Obama pledged he would cut the US deficit in half by the end of this first term. I believe he made this “pledge” sometime in ’09 after the crash of ’08, TARP, and all that. So, how’s his deficit-fighting plan been working, eh?
Danielle, I agree with your assessment, but it’s couched in somewhat naive terms, IMO. There is plenty of evidence to show that “Wall Street” bought the US government. This did not happen in ’08. It’s been a long, protracted process that started in earnest with the creation of the Federal Reserve. No conspiracy needed. Human history is all about class struggle, vying for power, tribalism, and greed (which can be thought of as the extreme expression of the natural need for material wealth).
I have no faith that any leader today would, of his or her own conscience, eschew Wall Street and do what’s actually right for the country. This is largely a political problem. What needs to happen is the people must take back their government, and wrest it from the hand of the Wall Street oligarchs. The politicians will only once again work for the people once the people actually demand it. The government is the ultimate power because they have the armed forces and lots of real wealth. Wall Street can be easily put back in their banker boxes if the will was there.
But this will not come easily. Things would have to get much worse before that kind of change can occur today. We may just have to be reintroduced to Madame La Guillotine, but I hope not. Either that, or change will also have to be in the oligarchs’ own interest, e.g. they can’t make any more money fleecing the people or stealing their assets so real wealth will once again have to be generated and the people must be allowed to prosper once again. But I wouldn’t hold my breath for that one. If we are on the road to neo-feudalism, we have a long, long way to go before that would play out. The trick is to stop it before it becomes too entrenched. Unplugging the X-Box, turning off CNBC and smashing the pipe might be a good start.

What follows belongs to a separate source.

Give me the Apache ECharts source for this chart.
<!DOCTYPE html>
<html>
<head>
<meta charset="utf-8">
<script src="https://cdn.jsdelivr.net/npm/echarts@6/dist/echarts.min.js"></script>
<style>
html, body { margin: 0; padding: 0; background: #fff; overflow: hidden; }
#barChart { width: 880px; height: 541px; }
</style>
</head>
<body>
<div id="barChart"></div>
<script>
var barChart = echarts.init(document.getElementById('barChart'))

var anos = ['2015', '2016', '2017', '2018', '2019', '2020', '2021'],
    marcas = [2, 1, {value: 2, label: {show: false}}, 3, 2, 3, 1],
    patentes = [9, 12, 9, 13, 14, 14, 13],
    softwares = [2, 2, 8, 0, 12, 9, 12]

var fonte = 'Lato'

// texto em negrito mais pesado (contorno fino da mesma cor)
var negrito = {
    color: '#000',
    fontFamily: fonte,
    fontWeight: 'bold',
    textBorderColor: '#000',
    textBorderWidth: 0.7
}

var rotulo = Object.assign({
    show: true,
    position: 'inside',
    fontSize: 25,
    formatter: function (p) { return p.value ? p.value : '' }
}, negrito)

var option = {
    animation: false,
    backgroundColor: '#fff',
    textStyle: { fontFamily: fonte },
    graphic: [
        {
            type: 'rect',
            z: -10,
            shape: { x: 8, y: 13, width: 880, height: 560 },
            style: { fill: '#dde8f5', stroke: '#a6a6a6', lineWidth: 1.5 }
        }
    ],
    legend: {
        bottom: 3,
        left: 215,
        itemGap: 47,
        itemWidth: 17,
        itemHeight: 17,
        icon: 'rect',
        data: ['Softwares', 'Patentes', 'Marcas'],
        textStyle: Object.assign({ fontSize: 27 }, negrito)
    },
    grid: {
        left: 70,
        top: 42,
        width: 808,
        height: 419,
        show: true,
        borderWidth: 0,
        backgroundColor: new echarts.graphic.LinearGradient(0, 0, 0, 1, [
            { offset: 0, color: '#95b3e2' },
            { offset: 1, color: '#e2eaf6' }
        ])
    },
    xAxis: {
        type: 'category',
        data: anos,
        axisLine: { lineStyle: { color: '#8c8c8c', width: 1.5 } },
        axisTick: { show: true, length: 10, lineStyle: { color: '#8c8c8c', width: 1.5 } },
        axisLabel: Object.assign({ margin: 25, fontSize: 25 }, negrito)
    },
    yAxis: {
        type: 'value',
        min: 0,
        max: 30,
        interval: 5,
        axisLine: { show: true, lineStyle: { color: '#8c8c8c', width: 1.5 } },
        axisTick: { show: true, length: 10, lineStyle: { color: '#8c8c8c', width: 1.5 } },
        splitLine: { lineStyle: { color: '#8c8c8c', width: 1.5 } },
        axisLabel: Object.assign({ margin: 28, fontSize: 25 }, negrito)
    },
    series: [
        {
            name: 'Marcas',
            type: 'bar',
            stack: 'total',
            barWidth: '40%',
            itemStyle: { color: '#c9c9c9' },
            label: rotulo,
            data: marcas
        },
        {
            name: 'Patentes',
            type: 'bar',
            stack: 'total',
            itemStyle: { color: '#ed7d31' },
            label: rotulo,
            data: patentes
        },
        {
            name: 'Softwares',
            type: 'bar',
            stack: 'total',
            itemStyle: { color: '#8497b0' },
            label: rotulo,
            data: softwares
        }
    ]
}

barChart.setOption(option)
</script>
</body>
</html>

Obama is a con pure and simple. Do you honestly want four more years of him or Romney/Ryan who have real world experience.
Meanwhile gold and silver keep chugging up, up and possibly away. Still no comments from the management here?

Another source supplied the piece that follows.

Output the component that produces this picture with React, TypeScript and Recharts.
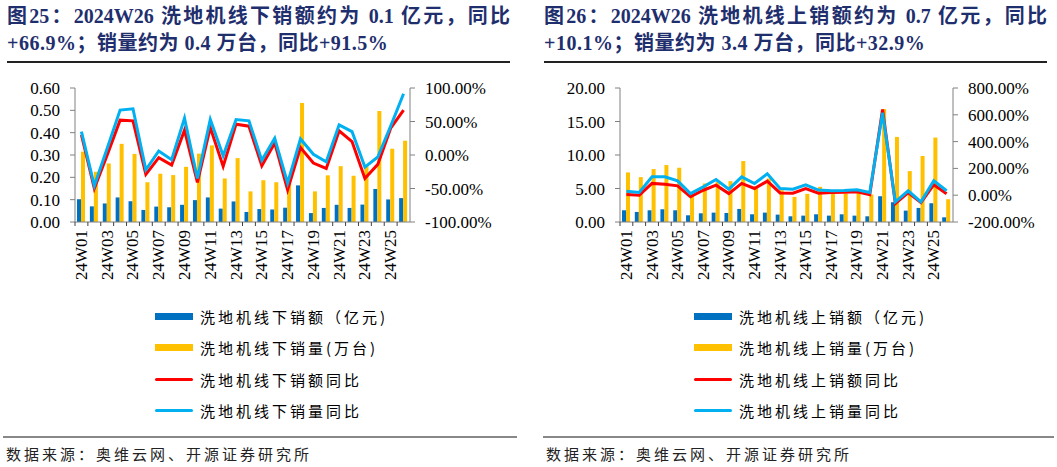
import React from "react";
import { Bar, ComposedChart, Line, XAxis, YAxis } from "recharts";

const weeks = [
  "24W01", "24W02", "24W03", "24W04", "24W05", "24W06", "24W07", "24W08", "24W09",
  "24W10", "24W11", "24W12", "24W13", "24W14", "24W15", "24W16", "24W17", "24W18",
  "24W19", "24W20", "24W21", "24W22", "24W23", "24W24", "24W25", "24W26",
];

// 线下
const offlineAmount = [
  0.102, 0.07, 0.083, 0.11, 0.093, 0.054, 0.069, 0.066, 0.077, 0.098, 0.11, 0.06, 0.092,
  0.045, 0.058, 0.056, 0.064, 0.164, 0.04, 0.063, 0.077, 0.063, 0.078, 0.148, 0.101, 0.107,
];
const offlineVolume = [
  0.315, 0.225, 0.262, 0.35, 0.305, 0.178, 0.216, 0.21, 0.247, 0.306, 0.343, 0.195, 0.286,
  0.137, 0.187, 0.178, 0.203, 0.533, 0.137, 0.209, 0.25, 0.207, 0.254, 0.497, 0.328, 0.364,
];
const offlineAmountYoy = [
  30, -50, 0, 52, 51, -29, -4, -15, 37, -41, 41, -17, 46, 43, -16, 18, -52, 11, -12, -20,
  36, 20, -35, -14, 40, 66.9,
];
const offlineVolumeYoy = [
  35, -46, 10, 67, 69, -22, 6, -7, 55, -35, 53, -1, 53, 51, -8, 25, -42, 24, 1, -10, 45,
  35, -18, -3, 43, 91.5,
];

// 线上
const onlineAmount = [
  1.75, 1.5, 1.75, 1.9, 1.75, 1.0, 1.3, 1.4, 1.35, 1.95, 1.15, 1.4, 1.1, 0.85, 0.95, 1.15,
  0.95, 1.15, 0.95, 0.85, 3.85, 2.95, 1.7, 2.1, 2.8, 0.7,
];
const onlineVolume = [
  7.4, 6.7, 7.9, 8.5, 8.1, 4.2, 5.75, 6.0, 6.1, 9.1, 5.3, 6.5, 4.75, 3.75, 4.2, 5.25, 4.25,
  4.25, 4.5, 4.1, 16.85, 12.7, 7.6, 9.85, 12.6, 3.4,
];
const onlineAmountYoy = [
  5, 0, 88, 82, 70, -12, 37, 75, 12, 88, 50, 105, 17, 15, 50, 15, 20, 22, 25, 3, 640, -63,
  20, -55, 78, 10.1,
];
const onlineVolumeYoy = [
  30, 20, 137, 137, 107, 12, 62, 117, 45, 137, 87, 160, 50, 45, 78, 38, 33, 35, 40, 20, 615,
  -50, 33, -50, 108, 32.9,
];

const offLeftTicks = [0, 0.1, 0.2, 0.3, 0.4, 0.5, 0.6];
const offRightTicks = [-100, -50, 0, 50, 100];
const onLeftTicks = [0, 5, 10, 15, 20];
const onRightTicks = [-200, 0, 200, 400, 600, 800];

const BLUE = "#0070C0";
const YELLOW = "#FFC000";
const RED = "#FF0000";
const CYAN = "#00B0F0";
const AXIS = "#808080";
const SERIF = '"Liberation Serif", "Times New Roman", serif';
const CJK = '"Liberation Serif", "Noto Sans CJK SC", sans-serif';

const TOP = 88;
const BOTTOM = 222;
const CH_H = 300;

function build(a: number[], v: number[], ay: number[], vy: number[]) {
  return weeks.map((w, i) => ({ week: w, amt: a[i], vol: v[i], amtYoy: ay[i], volYoy: vy[i] }));
}

interface PanelProps {
  title1: string;
  title2: string;
  titleLeft: number;
  plotLeft: number;
  plotRight: number;
  legendLeft: number;
  footLeft: number;
  footRight: number;
  data: any[];
  leftTicks: number[];
  rightTicks: number[];
  labels: string[];
}

function Panel(p: PanelProps) {
  const chartLeft = p.plotLeft - 75;
  const width = p.plotRight - chartLeft + 100;
  const step = (p.plotRight - p.plotLeft) / weeks.length;

  const XTick = (props: any) => {
    const { x, index } = props;
    return (
      <g>
        <line x1={x - step / 2} x2={x - step / 2} y1={BOTTOM} y2={BOTTOM + 4} stroke="#404040" />
        {index % 2 === 0 && (
          <text
            x={x}
            y={BOTTOM + 8}
            transform={`rotate(-90, ${x}, ${BOTTOM + 8})`}
            textAnchor="end"
            dominantBaseline="central"
            fontSize={17}
            fontFamily={SERIF}
            fill="#000"
          >
            {props.payload.value}
          </text>
        )}
      </g>
    );
  };

  const legendRows = [
    { label: p.labels[0], color: BLUE, bar: true },
    { label: p.labels[1], color: YELLOW, bar: true },
    { label: p.labels[2], color: RED, bar: false },
    { label: p.labels[3], color: CYAN, bar: false },
  ];

  const titleStyle: React.CSSProperties = {
    position: "absolute",
    left: p.titleLeft,
    fontFamily: CJK,
    fontWeight: "bold",
    fontSize: 20,
    letterSpacing: 0.5,
    color: "#1F2F6E",
    lineHeight: "28px",
    whiteSpace: "nowrap",
  };

  return (
    <>
      <div
        style={{
          ...titleStyle,
          top: 2,
          width: 503,
          letterSpacing: 0,
          textAlign: "justify",
          textAlignLast: "justify",
        }}
      >
        {p.title1}
      </div>
      <div style={{ ...titleStyle, top: 29 }}>{p.title2}</div>
      <div
        style={{
          position: "absolute",
          left: p.titleLeft,
          top: 61,
          width: 503,
          height: 2,
          background: "#222",
        }}
      />
      <div style={{ position: "absolute", left: chartLeft, top: 0 }}>
        <ComposedChart
          width={width}
          height={CH_H}
          data={p.data}
          margin={{ top: TOP, right: 40, left: 15, bottom: 8 }}
          barGap={0}
        >
          <XAxis
            dataKey="week"
            interval={0}
            height={70}
            tick={<XTick />}
            tickLine={false}
            axisLine={{ stroke: AXIS }}
          />
          <YAxis
            yAxisId="l"
            width={60}
            interval={0}
            domain={[p.leftTicks[0], p.leftTicks[p.leftTicks.length - 1]]}
            ticks={p.leftTicks}
            tickFormatter={(v: number) => v.toFixed(2)}
            tick={{ fontSize: 17, fontFamily: SERIF, fill: "#000" }}
            tickSize={5}
            tickMargin={10}
            axisLine={{ stroke: AXIS }}
            tickLine={{ stroke: AXIS }}
          />
          <YAxis
            yAxisId="r"
            orientation="right"
            width={60}
            interval={0}
            domain={[p.rightTicks[0], p.rightTicks[p.rightTicks.length - 1]]}
            ticks={p.rightTicks}
            tickFormatter={(v: number) => `${v.toFixed(2)}%`}
            tick={{ fontSize: 17, fontFamily: SERIF, fill: "#000", textAnchor: "start" }}
            tickSize={5}
            tickMargin={10}
            axisLine={{ stroke: AXIS }}
            tickLine={{ stroke: AXIS }}
          />
          <Bar yAxisId="l" dataKey="amt" fill={BLUE} barSize={4} isAnimationActive={false} />
          <Bar yAxisId="l" dataKey="vol" fill={YELLOW} barSize={4} isAnimationActive={false} />
          <Line
            yAxisId="r"
            dataKey="amtYoy"
            stroke={RED}
            strokeWidth={3}
            dot={false}
            type="linear"
            isAnimationActive={false}
          />
          <Line
            yAxisId="r"
            dataKey="volYoy"
            stroke={CYAN}
            strokeWidth={3}
            dot={false}
            type="linear"
            isAnimationActive={false}
          />
        </ComposedChart>
      </div>
      {legendRows.map((r, i) => (
        <div
          key={r.label}
          style={{
            position: "absolute",
            left: p.legendLeft,
            top: 305 + i * 31.5,
            height: 22,
            display: "flex",
            alignItems: "center",
            whiteSpace: "nowrap",
          }}
        >
          <span
            style={{
              display: "inline-block",
              width: 38,
              height: r.bar ? 7 : 3,
              background: r.color,
              borderRadius: r.bar ? 0 : 2,
              marginRight: 7,
            }}
          />
          <span
            style={{
              fontFamily: '"Noto Sans CJK SC", sans-serif',
              fontSize: 15,
              letterSpacing: 3,
              color: "#000",
            }}
          >
            {r.label}
          </span>
        </div>
      ))}
      <div
        style={{
          position: "absolute",
          left: p.footLeft,
          top: 436,
          width: p.footRight - p.footLeft,
          height: 2,
          background: "#888",
        }}
      />
      <div
        style={{
          position: "absolute",
          left: p.footLeft + 3,
          top: 443,
          fontFamily: '"Noto Sans CJK SC", sans-serif',
          fontSize: 15,
          letterSpacing: 3,
          color: "#222",
          whiteSpace: "nowrap",
        }}
      >
        数据来源：奥维云网、开源证券研究所
      </div>
    </>
  );
}

export default function App() {
  const offData = build(offlineAmount, offlineVolume, offlineAmountYoy, offlineVolumeYoy);
  const onData = build(onlineAmount, onlineVolume, onlineAmountYoy, onlineVolumeYoy);
  return (
    <div
      style={{
        position: "absolute",
        left: 0,
        top: 0,
        width: 1057,
        height: 467,
        background: "#fff",
        overflow: "hidden",
      }}
    >
      <Panel
        title1="图25：2024W26 洗地机线下销额约为 0.1 亿元，同比"
        title2="+66.9%；销量约为 0.4 万台，同比+91.5%"
        titleLeft={7}
        plotLeft={75}
        plotRight={410}
        legendLeft={155}
        footLeft={3}
        footRight={517}
        data={offData}
        leftTicks={offLeftTicks}
        rightTicks={offRightTicks}
        labels={["洗地机线下销额（亿元)", "洗地机线下销量(万台)", "洗地机线下销额同比", "洗地机线下销量同比"]}
      />
      <Panel
        title1="图26：2024W26 洗地机线上销额约为 0.7 亿元，同比"
        title2="+10.1%；销量约为 3.4 万台，同比+32.9%"
        titleLeft={544}
        plotLeft={620}
        plotRight={953}
        legendLeft={694}
        footLeft={543}
        footRight={1054}
        data={onData}
        leftTicks={onLeftTicks}
        rightTicks={onRightTicks}
        labels={["洗地机线上销额（亿元)", "洗地机线上销量(万台)", "洗地机线上销额同比", "洗地机线上销量同比"]}
      />
    </div>
  );
}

Quote: “The root of the problem has been credit availability.”
That’s a problem alright, but that is not the root of the problem. Many people could borrow to the hilt if they wanted to but instead they choose not to do go into debt. Why is that? For many people it is because they have enough common sense to know that debt is bad and do not want debt hanging over their heads. They understand that they could lose their job and would not be able to pay their debt. They are responsible enough (or stupid enough) to think they SHOULD pay their debts.
Many of the other people who are heavily in debt and/or default on their debts do not have self discipline or any sense of responsibility or even basic common sense. Why is that? Whatever is the cause of this way of thinking is closer to being the root of the problem. Perhaps it is poor schooling, or lack of parenting, lack of discipline when behavior is bad, etc. Obviously many politicians suffer from the same lack of any sense of responsibility. Obama is their poster child.
The liquor store is full of booze. Some cannot stay away from it, others indulge until they are ruined. Why is that?
I think some people are born with an innate sense of responsibility and others are not. Some will stop at nothing to make a dollar, no matter how immoral the method; others have a moral compass that says that is wrong and I am not going to do it. Why is that? Maybe some people are “evil”? I’m guessing……….there must be books on the subject…….
Come on people, don’t worry, be happy. Trust Obama and his team to lead the nation:
http://www.youtube.com/watch?v=5PolNsDxUGY&feature=related
Please trust our leaders in government:
http://www.zazzle.com/trust_the_government_poster-228717069038642571
http://jugglingdynamite.com/2011/12/09/a-word-to-the-gold-bugs/
I enjoyed listen to you today on money talks and I immediately looked up your web site. The association you have made with President and a CEO is interesting. I wonder how people would vote if the title was changed from President to CEO.